Six million africans were kidnapped and put to slavery in America throughout the 18th century. Numerous more millions were to follow, until slavery was abolished in 1860. It wasn’t just the planters who profited on the enslavement. The slavery in the southern states of USA and the Caribbean islands played a central part in building the capitalist system internationally. The textile factories in Northern England was dependent on cotton from the plantations. A city like Glascow was built on freight of slaves to America and import of tobacco, which was brought back with the same ships. For seanations like Norway and Denmark slave trading was a great source of revenue.

 

All of this went on when the upper class established itself as the dominating class in society, under paroles such as ”Freedom, equality and brotherhood”(the French Revolution, 1789).

 

The American Declaration of Independence from 1776 says: ”We hold these truths to be self-evident, that all men are created equal, that they are endowed by their creator with certain unalienable rights, that among these are life, liberty and the pursuit of happiness.” Capitalists and politcal leaders who formulated paroles like these were often slave-owners themselves.

 

David Hume, the Scottish essayist and philosopher, wrote in his essay ”Of National Characters” (1753) that he suspected the negroes to be naturally inferior to white people.

 

But it was not, like some historians and anti-racists claims, racism that led to the slavery. It was quite the opposite. The slavery, and capitalisms dependency on it, created the need for theories like Humes.
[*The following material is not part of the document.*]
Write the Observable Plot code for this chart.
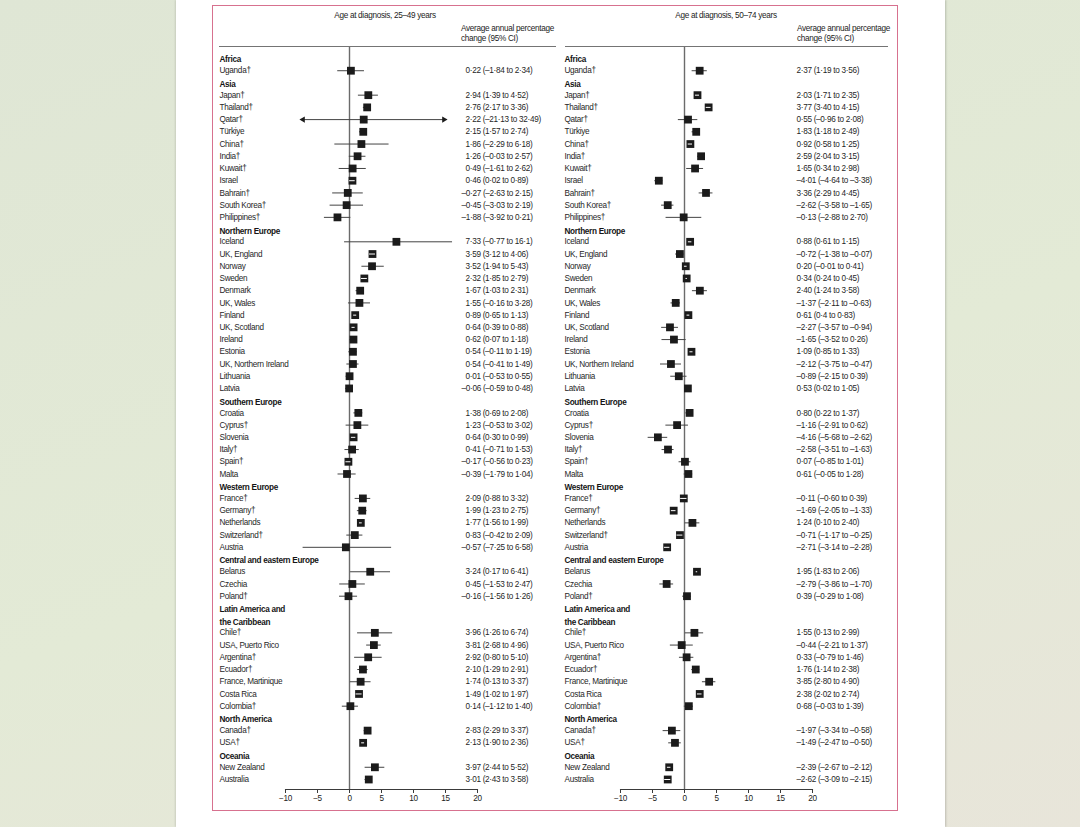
<!DOCTYPE html>
<html><head><meta charset="utf-8">
<script src="https://cdn.jsdelivr.net/npm/d3@7"></script>
<script src="https://cdn.jsdelivr.net/npm/@observablehq/plot@0.6"></script>
<style>
html,body{margin:0;padding:0;}
body{width:1080px;height:827px;overflow:hidden;position:relative;
  background:linear-gradient(160deg,#dfe6d5 0%,#e3ead6 55%,#e8e5da 100%);
  font-family:"Liberation Sans",Arial,sans-serif;}
#page{position:absolute;left:176px;top:0;width:769px;height:827px;background:#fff;box-shadow:1px 0 2px rgba(0,0,0,0.18),-1px 0 2px rgba(0,0,0,0.10);}
#border{position:absolute;left:212px;top:5px;width:686px;height:806px;border:1.5px solid #d7718f;box-sizing:border-box;}
.panel{position:absolute;top:0;}
.ptitle{position:absolute;top:10px;font-size:8.2px;line-height:11px;letter-spacing:-0.3px;color:#1c1c1c;white-space:nowrap;transform:translateX(-50%);}
.chead{position:absolute;top:23.5px;font-size:8.2px;line-height:10.5px;letter-spacing:-0.3px;color:#1c1c1c;white-space:nowrap;}
.hrule{position:absolute;top:46.2px;height:0;border-top:1.6px solid #747474;}
</style>
</head>
<body>
<div id="page"></div>
<div id="border"></div>
<div class="ptitle" style="left:385px">Age at diagnosis, 25–49 years</div>
<div class="ptitle" style="left:726px">Age at diagnosis, 50–74 years</div>
<div class="chead" style="left:461px">Average annual percentage<br>change (95% CI)</div>
<div class="chead" style="left:797px">Average annual percentage<br>change (95% CI)</div>
<div class="hrule" style="left:219px;width:337px"></div>
<div class="hrule" style="left:565px;width:323px"></div>
<div id="left" class="panel" style="left:212px"></div>
<div id="right" class="panel" style="left:560px"></div>
<script>
// ---- data ----
const regions = ["Africa","Asia","Northern Europe","Southern Europe","Western Europe","Central and eastern Europe","Latin America and\nthe Caribbean","North America","Oceania"];
const regionSizes = [1, 11, 13, 6, 5, 3, 7, 2, 2];
const countries = ["Uganda†",
  "Japan†","Thailand†","Qatar†","Türkiye","China†","India†","Kuwait†","Israel","Bahrain†","South Korea†","Philippines†",
  "Iceland","UK, England","Norway","Sweden","Denmark","UK, Wales","Finland","UK, Scotland","Ireland","Estonia","UK, Northern Ireland","Lithuania","Latvia",
  "Croatia","Cyprus†","Slovenia","Italy†","Spain†","Malta",
  "France†","Germany†","Netherlands","Switzerland†","Austria",
  "Belarus","Czechia","Poland†",
  "Chile†","USA, Puerto Rico","Argentina†","Ecuador†","France, Martinique","Costa Rica","Colombia†",
  "Canada†","USA†",
  "New Zealand","Australia"];

const est25 = ["0.22","2.94","2.76","2.22","2.15","1.86","1.26","0.49","0.46","-0.27","-0.45","-1.88","7.33","3.59","3.52","2.32","1.67","1.55","0.89","0.64","0.62","0.54","0.54","0.01","-0.06","1.38","1.23","0.64","0.41","-0.17","-0.39","2.09","1.99","1.77","0.83","-0.57","3.24","0.45","-0.16","3.96","3.81","2.92","2.10","1.74","1.49","0.14","2.83","2.13","3.97","3.01"];
const lo25 = ["-1.84","1.39","2.17","-21.13","1.57","-2.29","-0.03","-1.61","0.02","-2.63","-3.03","-3.92","-0.77","3.12","1.94","1.85","1.03","-0.16","0.65","0.39","0.07","-0.11","-0.41","-0.53","-0.59","0.69","-0.53","0.30","-0.71","-0.56","-1.79","0.88","1.23","1.56","-0.42","-7.25","0.17","-1.53","-1.56","1.26","2.68","0.80","1.29","0.13","1.02","-1.12","2.29","1.90","2.44","2.43"];
const hi25 = ["2.34","4.52","3.36","32.49","2.74","6.18","2.57","2.62","0.89","2.15","2.19","0.21","16.1","4.06","5.43","2.79","2.31","3.28","1.13","0.88","1.18","1.19","1.49","0.55","0.48","2.08","3.02","0.99","1.53","0.23","1.04","3.32","2.75","1.99","2.09","6.58","6.41","2.47","1.26","6.74","4.96","5.10","2.91","3.37","1.97","1.40","3.37","2.36","5.52","3.58"];

const est50 = ["2.37","2.03","3.77","0.55","1.83","0.92","2.59","1.65","-4.01","3.36","-2.62","-0.13","0.88","-0.72","0.20","0.34","2.40","-1.37","0.61","-2.27","-1.65","1.09","-2.12","-0.89","0.53","0.80","-1.16","-4.16","-2.58","0.07","0.61","-0.11","-1.69","1.24","-0.71","-2.71","1.95","-2.79","0.39","1.55","-0.44","0.33","1.76","3.85","2.38","0.68","-1.97","-1.49","-2.39","-2.62"];
const lo50 = ["1.19","1.71","3.40","-0.96","1.18","0.58","2.04","0.34","-4.64","2.29","-3.58","-2.88","0.61","-1.38","-0.01","0.24","1.24","-2.11","0.4","-3.57","-3.52","0.85","-3.75","-2.15","0.02","0.22","-2.91","-5.68","-3.51","-0.85","-0.05","-0.60","-2.05","0.10","-1.17","-3.14","1.83","-3.86","-0.29","0.13","-2.21","-0.79","1.14","2.80","2.02","-0.03","-3.34","-2.47","-2.67","-3.09"];
const hi50 = ["3.56","2.35","4.15","2.08","2.49","1.25","3.15","2.98","-3.38","4.45","-1.65","2.70","1.15","-0.07","0.41","0.45","3.58","-0.63","0.83","-0.94","0.26","1.33","-0.47","0.39","1.05","1.37","0.62","-2.62","-1.63","1.01","1.28","0.39","-1.33","2.40","-0.25","-2.28","2.06","-1.70","1.08","2.99","1.37","1.46","2.38","4.90","2.74","1.39","-0.58","-0.50","-2.12","-2.15"];

const xTicks = [-10, -5, 0, 5, 10, 15, 20];
const arrowLimits = [-7.5, 15];

// ---- rows ----
const headerData = [];
const countryRow = [];
{
  let r = 0;
  regions.forEach((reg, k) => {
    const lines = reg.split("\n").length;
    headerData.push({label: reg, row: r + (lines - 1) / 2});
    r += lines;
    for (let j = 0; j < regionSizes[k]; j++) countryRow.push(r++);
  });
}
const nRows = countryRow[countryRow.length - 1];
const f = s => s.replace("-", "–").replace(".", "·");

function panel({est, lo, hi, width, marginLeft, marginRight, labelDx, ciDxPos, ciDxNeg}) {
  const dom = [xTicks[0], xTicks[xTicks.length - 1]];
  const data = countries.map((c, i) => {
    const l = +lo[i], h = +hi[i];
    return {
      label: c, row: countryRow[i], e: +est[i], l, h,
      lc: l < dom[0] ? arrowLimits[0] : l,
      hc: h > dom[1] ? arrowLimits[1] : h,
      arrowL: l < dom[0], arrowR: h > dom[1],
      text: `${f(est[i])} (${f(lo[i])} to ${f(hi[i])})`,
      neg: est[i].startsWith("-")
    };
  });
  const narrow = data.filter(d => d.h - d.l < 1.0);
  const txt = "#1f1f1f";
  return Plot.plot({
    width, height: 812,
    marginLeft, marginRight, marginTop: 47, marginBottom: 23,
    insetTop: 11, insetBottom: 10,
    x: {domain: dom},
    y: {domain: [0, nRows], reverse: true, axis: null},
    style: {fontFamily: '"Liberation Sans", Arial, sans-serif', fontSize: "8.2px", letterSpacing: "-0.3px", background: "transparent", color: "#222", overflow: "visible"},
    marks: [
      Plot.ruleX([0], {stroke: "#6b6b6b", strokeWidth: 1.4}),
      Plot.frame({anchor: "bottom", stroke: "#3a3a3a", strokeWidth: 1.1}),
      Plot.axisX({ticks: xTicks, tickSize: 4, tickPadding: 2, label: null, fontSize: 8.2, stroke: "#3a3a3a"}),
      Plot.ruleY(data, {y: "row", x1: "lc", x2: "hc", stroke: "#444", strokeWidth: 1}),
      Plot.dot(data.filter(d => d.arrowL), {x: "lc", y: "row", symbol: "triangle", r: 2.3, rotate: -90, fill: "#1b1b1b", dx: 1.5}),
      Plot.dot(data.filter(d => d.arrowR), {x: "hc", y: "row", symbol: "triangle", r: 2.3, rotate: 90, fill: "#1b1b1b", dx: -1.5}),
      Plot.dot(data, {x: "e", y: "row", symbol: "square", r: 4.4, fill: "#1b1b1b"}),
      Plot.ruleY(narrow, {y: "row", x1: "l", x2: "h", stroke: "#fff", strokeWidth: 1}),
      Plot.text(headerData, {y: "row", text: "label", frameAnchor: "left", dx: labelDx, textAnchor: "start", fontWeight: "bold", lineHeight: 1.49, fill: "#151515"}),
      Plot.text(data, {y: "row", text: "label", frameAnchor: "left", dx: labelDx, textAnchor: "start", fill: txt}),
      Plot.text(data.filter(d => !d.neg), {y: "row", text: "text", frameAnchor: "left", dx: ciDxPos, textAnchor: "start", fill: txt}),
      Plot.text(data.filter(d => d.neg), {y: "row", text: "text", frameAnchor: "left", dx: ciDxNeg, textAnchor: "start", fill: txt})
    ]
  });
}

document.getElementById("left").append(panel({est: est25, lo: lo25, hi: hi25, width: 348, marginLeft: 73, marginRight: 83, labelDx: -66, ciDxPos: 180, ciDxNeg: 176}));
document.getElementById("right").append(panel({est: est50, lo: lo50, hi: hi50, width: 340, marginLeft: 60, marginRight: 88, labelDx: -56, ciDxPos: 176, ciDxNeg: 176}));
</script>
</body></html>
Slavery existed a long time before capitalism, but in order for capitalism to justify slavery, racism was necessary.

 

National Socialism(better known as Nazism), which is the ideology / political view of the nazis and neo-nazis, is a form of socialism featuring racism and expansionism. The ideology grew big in Germany after World War 1. It was built on extreme nationalistic and anti-semitic ideas from Austria around 1900. The national socialism claimed the people, the nation, of greater value than the individual. This was based on a theory that the Germanic(or Aryan) race was the most high-placed, and the importance of preserving ”racial purity”, which involved the rejection of other races. In its political shape the movement used the leader princible, and in the last years of Nazism, Hitler had all the power as the Führer.

 

But this racist ideology isn’t dead. It still lives on in the minds of neo-nazis, such as the aggressive racists who killed Benjamin Hermansen in Norway, February 2001.

 

Mumia Abu-Jamal is a well-known radio journalist from Philadelfia, USA, who exposed police violence against minority communities. He was active in the Black Panther Party and the Association of Black Journalists.

 

On death row since 1982, he was wrongfully sentenced for the shooting of a white police officer. What happened that day is still a bit blurry; Mumia, who was at work as a taxi driver, saw his brother being beaten up by the police. Mumia tried to rescue his brother, but ended up lying in the street with gun shot wounds, next to the dead policeman. The street was crowded with people.

 

The rest is a total farce. The policeman was killed with a 44 caliber gun. Abu-Jamal's gun which he was licensed to carry as a night-time taxi driver, was a 38 caliber. The police never tested Abu-Jamal's gun to see if it had been recently fired. They never tested his hands to see if he had fired a gun. They have never shown Abu-Jamal 's gun to be the fatal weapon. William Singletary, a Vietnam veteran and local businessman, saw the whole incident and has testified that Abu-Jamal was not the shooter. However, the police forced him to change his story and leave Philadelphia. There were two men who shot officer Faulkner – one of them, Arnold Beverly, has admitted the crime!

 

This trial is clearly racist, and it is an example of how people in power can use racism to get things their own way.

 

What I am trying to say in this article is that there are reasons behind everything, including racism. Racism has always split people, and those on top of society’s ladder(political leaders, corporations, the military) are profitting from it. They are using the same method as before, its just getting harder and harder to see.